Marcela reflete também sobre os desafios estruturais enfrentados por pessoas negras e por mulheres no mercado fonográfico. “A gente vem de um histórico de lesões, de não conhecer nossos direitos. O mercado é muito duro. E, sendo mulher, sendo negra, é ainda mais difícil ser escutada. Eu gostaria muito de ter sido ouvida em muitos momentos”.
A gente teve um mercado que abriu realmente um olhar, mas também com as suas contrapartidas
Sobre a presença marcante de mulheres negras entre os artistas com quem trabalha, Marcela enfatiza: “Nós somos uma potência. Sempre fui direcionando meu olhar para pessoas negras, especialmente mulheres. Acho que houve uma fase em que o mercado abriu uma brecha, especialmente o publicitário. Não houve uma porta, mas houve uma cota. A gente teve uma uma oportunidade de desenvolver os projetos, a gente teve um mercado que abriu realmente um olhar, mas também com as suas contrapartidas”.
Ela reconhece que essa brecha foi aproveitada por uma parte do mercado que soube se posicionar. “Agora o mercado já virou a chave, tá olhando pra outros lados. E a gente precisa pensar como se conectar de novo, nessa nova virada”.
Foi também pensando na criação de espaços seguros e acolhedores que Marcela idealizou a Festa Preciosa, voltada exclusivamente para mulheres lésbicas e bissexuais. “Frequentei muita festa em Salvador, desde nova, e nunca me senti realmente confortável. Queria um lugar que me contemplasse em todos os aspectos: segurança, respeito, conforto”. Ela explica que, além do clima da festa, detalhes como banheiros limpos e itens de higiene são cuidadosamente planejados. “Pode parecer pequeno, mas não é. O maior feedback que recebo é sobre o banheiro. Mulher faz xixi sentada e precisa ter sabonete, absorvente. Isso faz diferença”.
A gente tem 39% de mulheres em cargos de lideranças, mas que são invisibilizadas
A Preciosa, que nasceu como um espaço de afeto, agora caminha para se tornar um legado social. “Quero transformar a festa em um festival que conecte outras iniciativas voltadas ao universo feminino. Para 2026, planejamos incluir processos formativos, porque senti falta de profissionais capacitados para trabalhar comigo. Quero formar essas pessoas”.
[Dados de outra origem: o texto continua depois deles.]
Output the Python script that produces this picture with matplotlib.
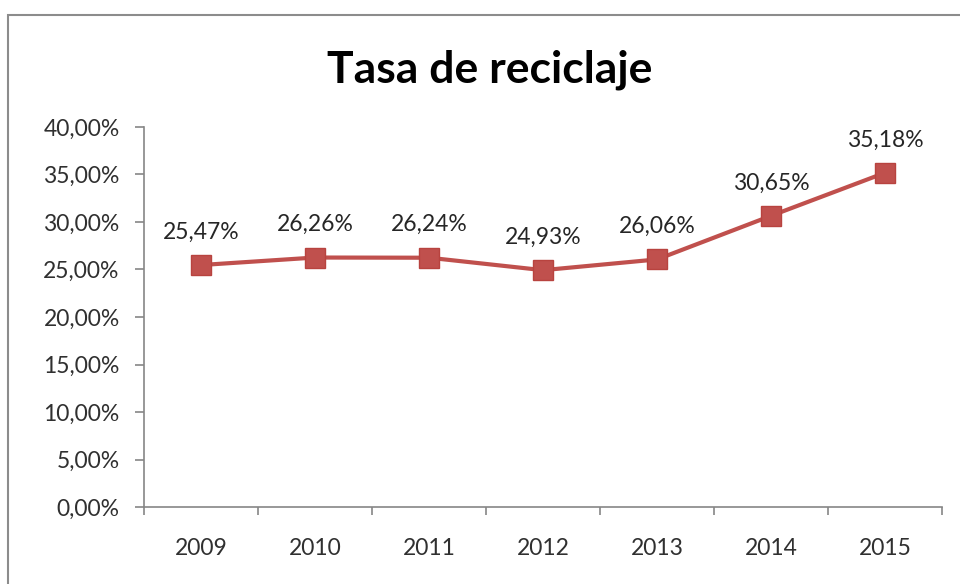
import matplotlib
matplotlib.use("Agg")
import matplotlib.pyplot as plt
from matplotlib.patches import Rectangle
from matplotlib.ticker import FuncFormatter, FixedLocator

years = ["2009", "2010", "2011", "2012", "2013", "2014", "2015"]
rates = [25.47, 26.26, 26.24, 24.93, 26.06, 30.65, 35.18]
title = "Tasa de reciclaje"

plt.rcParams['font.family'] = ['Lato', 'DejaVu Sans']

fig = plt.figure(figsize=(9.6, 5.84), dpi=100)
fig.patch.set_facecolor('white')
# outer chart border
fig.patches.append(Rectangle((8/960, -0.05), 1.2, (584-15)/584 + 0.05,
                             transform=fig.transFigure, fill=False,
                             edgecolor='#8c8c8c', linewidth=1.5))

ax = fig.add_axes([144/960, 1-507/584, (942-144)/960, (507-127)/584])
x = list(range(len(years)))
ax.plot(x, rates, color='#C0504D', linewidth=3, marker='s', markersize=14,
        markerfacecolor='#C0504D', markeredgecolor='#B8433F', zorder=3)

for xi, v in zip(x, rates):
    lbl = f"{v:.2f}".replace('.', ',') + "%"
    ax.annotate(lbl, (xi, v), xytext=(0, 19), textcoords='offset points',
                ha='center', va='baseline', fontsize=16.5, color='#262626')

ax.set_xlim(-0.5, len(years) - 0.5)
ax.set_ylim(0, 40)
ax.set_yticks(range(0, 41, 5))
ax.yaxis.set_major_formatter(FuncFormatter(lambda v, p: f"{v:.2f}".replace('.', ',') + "%"))
ax.set_xticks(x)
ax.set_xticklabels(years)
ax.xaxis.set_minor_locator(FixedLocator([i + 0.5 for i in range(-1, len(years))]))

for s in ['top', 'right']:
    ax.spines[s].set_visible(False)
for s in ['left', 'bottom']:
    ax.spines[s].set_color('#868686')
    ax.spines[s].set_linewidth(1.2)

ax.tick_params(axis='y', direction='out', length=6.5, width=1.2, color='#868686',
               labelsize=16.5, labelcolor='#303030', pad=11)
ax.tick_params(axis='x', which='major', length=0, labelsize=16.5,
               labelcolor='#303030', pad=22)
ax.tick_params(axis='x', which='minor', direction='out', length=6, width=1.2,
               color='#868686')

fig.text(490/960, 1-70/584, title, ha='center', va='center',
         fontsize=32, fontweight='bold', color='#000000')

fig.savefig("out.png", dpi=100)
Ao projetar o futuro, Marcela é assertiva: é preciso ocupar os lugares de decisão. “A gente precisa sair da propaganda para estar no lugar da decisão. Quando a mulher está no lugar de decisão, a gente consegue transformar outros contextos, o entorno, essa urgência que é mudar essa situação. Enquanto isso não acontecer, homens heteronormativos continuarão decidindo por nós. Temos mulheres em cargos de liderança, mas que não são vistas. E isso é estrutural”.
“A gente tem 39% de mulheres em cargos de lideranças, mas que são invisibilizadas”, cita ao mencionar o apagamento de estruturas sociais com origem machista, racista e heteronormativa.
Seu desejo é claro: “Quero mapear potências, fazer com que outras mulheres cresçam comigo. Eu estou aqui como a gente transformador e quero, com tudo o que eu aprendi nessa minha caminhada, poder transformar, abrir portas para outras pessoas, outras mulheres criarem, se inspirarem com um pouco o que eu fiz e transformarem essas realidades que a gente vem enfrentando”, conclui.